Today the Supreme Court will hear Adoptive Couple v. Baby Girl, a case about a South Carolina Indian girl who the South Carolina Supreme Court ruled that the child must be returned to her Indian father. The child’s mother ignored the Indian Child Welfare Act (ICWA) of 1978, a federal law designed to protect Indian families from “abusive child welfare practices that resulted in the separation of large numbers of Indian children from their families and tribes through adoption or foster case placement” and, as a result, both the tribe and the father were denied their rights under ICWA.
As the Supreme Court hears this case, the coverage has been largely one-sided. I thought it was important for people to hear my story, and how being separated from my family and tribe has affected me.
My name is Jacqueline Davis. I am one of six siblings affected by a decision made by the state of South Carolina. I am a member of the Cheyenne River Sioux Tribe in South Dakota and my grandfather is Chief Dave Bald Eagle. My father, who is African-American, met my mom and married her while he was stationed in the Air Force. They eventually moved off the reservation to South Carolina. Their lives changed one day when my mother applied for WIC and the nurse realized that she spanked her children as a form of discipline. Their children were taken and placed in foster care. We were split in pairs. The charges were piled on, and our parents lost custody. The Bald Eagle family offered to take us on the reservation and for reasons I still don’t know they were told our case had nothing to do with ICWA. I can remember my parents coming to visit us for years.
My mother would show us beadwork, and bring us hairpieces and other handmade gifts from our reservation. She would tell us what each color meant in the beadwork she had made. Then we would go back to our foster home, where we were being abused emotionally and physically. I was a teen when DSS cut off visitation. I can remember trying to make myself look more “black” because I felt like it something wrong with being Native American. I would cut my hair, put product in it to make it look coarse and threw away my hairpieces. I would just try anything to make myself fit because as I child I didn’t understand what was so wrong with me. Our family was completely torn apart because no one would swallow their pride and admit they had made a mistake. As adults, the six of us have a void in our lives that no one can go back and fill. We have reconnected with each since 1999 and we still do not have answers as to why this happened to our family.
We are still grasping everything we can learn about our Sioux culture by beginning to take yearly trips to South Dakota. Our grandpa, Chief Bald Eagle, is 93 years old. We are to finally go back this year to complete our naming ceremonies which were never completed as children. My grandfather gave me the Lakota name Ho Waste Win which means “good voice woman.” By finally reconnecting with my Native family, I can say my life has turned around for the better.
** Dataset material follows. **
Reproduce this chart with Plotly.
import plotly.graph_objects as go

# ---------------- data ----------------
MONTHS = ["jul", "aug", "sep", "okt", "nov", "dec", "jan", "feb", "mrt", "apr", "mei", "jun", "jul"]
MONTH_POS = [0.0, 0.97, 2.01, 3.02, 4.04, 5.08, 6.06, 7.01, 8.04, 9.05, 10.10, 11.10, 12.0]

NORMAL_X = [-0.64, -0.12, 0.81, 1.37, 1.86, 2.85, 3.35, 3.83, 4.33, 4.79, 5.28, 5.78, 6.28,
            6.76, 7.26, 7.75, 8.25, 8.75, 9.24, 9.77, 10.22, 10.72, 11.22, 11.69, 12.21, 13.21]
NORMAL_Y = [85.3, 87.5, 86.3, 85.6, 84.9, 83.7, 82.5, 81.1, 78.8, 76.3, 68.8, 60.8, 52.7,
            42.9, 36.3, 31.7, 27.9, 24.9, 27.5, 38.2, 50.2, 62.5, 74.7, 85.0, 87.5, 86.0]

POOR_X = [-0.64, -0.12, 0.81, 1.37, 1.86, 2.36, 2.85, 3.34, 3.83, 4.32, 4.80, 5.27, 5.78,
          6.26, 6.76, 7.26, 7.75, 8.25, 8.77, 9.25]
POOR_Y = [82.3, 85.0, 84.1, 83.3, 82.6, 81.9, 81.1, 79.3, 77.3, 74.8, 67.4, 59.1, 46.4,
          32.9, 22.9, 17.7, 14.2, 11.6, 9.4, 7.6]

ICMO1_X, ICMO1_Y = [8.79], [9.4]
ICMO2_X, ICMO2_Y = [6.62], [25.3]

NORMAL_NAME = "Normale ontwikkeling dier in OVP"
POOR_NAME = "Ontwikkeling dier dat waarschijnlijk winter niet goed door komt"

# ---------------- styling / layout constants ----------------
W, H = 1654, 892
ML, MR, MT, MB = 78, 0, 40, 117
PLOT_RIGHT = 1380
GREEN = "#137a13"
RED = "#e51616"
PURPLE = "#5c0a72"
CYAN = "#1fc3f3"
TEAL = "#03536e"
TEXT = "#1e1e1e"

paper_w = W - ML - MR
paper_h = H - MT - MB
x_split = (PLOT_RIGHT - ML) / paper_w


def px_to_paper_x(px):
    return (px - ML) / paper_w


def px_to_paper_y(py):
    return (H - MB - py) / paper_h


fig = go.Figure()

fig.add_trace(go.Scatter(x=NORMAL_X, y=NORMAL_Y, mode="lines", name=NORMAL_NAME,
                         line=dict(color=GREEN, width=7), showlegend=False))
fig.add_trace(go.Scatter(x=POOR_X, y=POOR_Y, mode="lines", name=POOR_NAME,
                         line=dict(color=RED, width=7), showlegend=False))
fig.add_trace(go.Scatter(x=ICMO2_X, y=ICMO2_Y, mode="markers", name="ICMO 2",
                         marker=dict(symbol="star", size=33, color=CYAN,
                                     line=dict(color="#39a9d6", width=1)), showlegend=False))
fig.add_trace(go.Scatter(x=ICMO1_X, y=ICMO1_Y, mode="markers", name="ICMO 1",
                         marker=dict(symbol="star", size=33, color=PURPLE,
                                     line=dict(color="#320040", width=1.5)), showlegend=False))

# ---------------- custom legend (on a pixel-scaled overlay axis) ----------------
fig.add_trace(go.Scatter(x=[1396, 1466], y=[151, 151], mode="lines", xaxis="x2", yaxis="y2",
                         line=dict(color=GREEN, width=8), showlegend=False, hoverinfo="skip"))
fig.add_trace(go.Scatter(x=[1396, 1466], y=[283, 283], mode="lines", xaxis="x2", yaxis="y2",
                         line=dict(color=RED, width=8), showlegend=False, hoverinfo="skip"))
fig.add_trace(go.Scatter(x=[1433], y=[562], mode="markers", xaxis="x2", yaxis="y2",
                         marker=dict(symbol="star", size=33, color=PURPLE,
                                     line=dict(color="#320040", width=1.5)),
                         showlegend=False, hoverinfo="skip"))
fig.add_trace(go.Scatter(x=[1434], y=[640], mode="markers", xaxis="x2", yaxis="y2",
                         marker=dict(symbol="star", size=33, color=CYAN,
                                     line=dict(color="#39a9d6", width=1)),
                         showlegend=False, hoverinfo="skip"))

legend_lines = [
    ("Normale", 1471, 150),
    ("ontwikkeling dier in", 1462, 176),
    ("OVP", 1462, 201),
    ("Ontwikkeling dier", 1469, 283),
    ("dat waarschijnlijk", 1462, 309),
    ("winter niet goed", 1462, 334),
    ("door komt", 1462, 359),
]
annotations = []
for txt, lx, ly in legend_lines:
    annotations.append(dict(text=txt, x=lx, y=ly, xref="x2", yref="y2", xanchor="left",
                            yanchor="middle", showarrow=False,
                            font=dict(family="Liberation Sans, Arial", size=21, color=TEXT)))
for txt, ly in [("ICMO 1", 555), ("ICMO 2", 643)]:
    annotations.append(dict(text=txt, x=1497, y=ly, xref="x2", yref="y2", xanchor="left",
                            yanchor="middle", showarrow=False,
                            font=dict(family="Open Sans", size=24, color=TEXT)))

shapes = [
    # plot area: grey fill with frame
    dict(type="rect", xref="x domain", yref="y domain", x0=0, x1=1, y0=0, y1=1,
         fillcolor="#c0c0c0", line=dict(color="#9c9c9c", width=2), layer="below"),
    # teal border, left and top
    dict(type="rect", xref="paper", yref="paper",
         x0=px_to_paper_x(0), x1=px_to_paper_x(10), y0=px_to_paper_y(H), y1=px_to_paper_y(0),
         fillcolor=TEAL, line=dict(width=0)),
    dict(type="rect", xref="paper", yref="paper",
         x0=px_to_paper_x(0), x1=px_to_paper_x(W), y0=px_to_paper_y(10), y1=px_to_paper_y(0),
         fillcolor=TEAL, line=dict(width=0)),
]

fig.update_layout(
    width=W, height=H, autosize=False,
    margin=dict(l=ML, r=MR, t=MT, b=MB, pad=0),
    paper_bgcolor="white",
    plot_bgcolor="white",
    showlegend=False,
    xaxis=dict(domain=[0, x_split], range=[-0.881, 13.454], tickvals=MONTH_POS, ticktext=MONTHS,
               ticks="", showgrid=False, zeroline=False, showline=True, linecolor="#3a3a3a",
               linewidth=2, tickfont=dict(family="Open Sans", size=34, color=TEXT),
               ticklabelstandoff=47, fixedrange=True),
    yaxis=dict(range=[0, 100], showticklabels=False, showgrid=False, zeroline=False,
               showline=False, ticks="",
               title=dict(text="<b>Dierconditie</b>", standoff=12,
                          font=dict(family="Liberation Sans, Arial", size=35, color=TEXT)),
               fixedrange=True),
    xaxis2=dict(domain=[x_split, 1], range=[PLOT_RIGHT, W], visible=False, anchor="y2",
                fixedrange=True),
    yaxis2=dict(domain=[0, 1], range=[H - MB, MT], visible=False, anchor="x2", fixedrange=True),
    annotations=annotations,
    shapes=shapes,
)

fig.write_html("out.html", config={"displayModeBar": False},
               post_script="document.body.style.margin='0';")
These days we take pride in who we are and continue to learn our native traditions, cultures, and beliefs. I used to be very introverted and even a little antisocial but now I feel like I have reason to speak, fight, and help others that may need to be spoken for. One day I hope to get some form of justice for my parents, even if it is as little as a public apology. I will continue to speak of our story because our testimony may help the next social worker, lawyer, or judge to just simply do the right thing.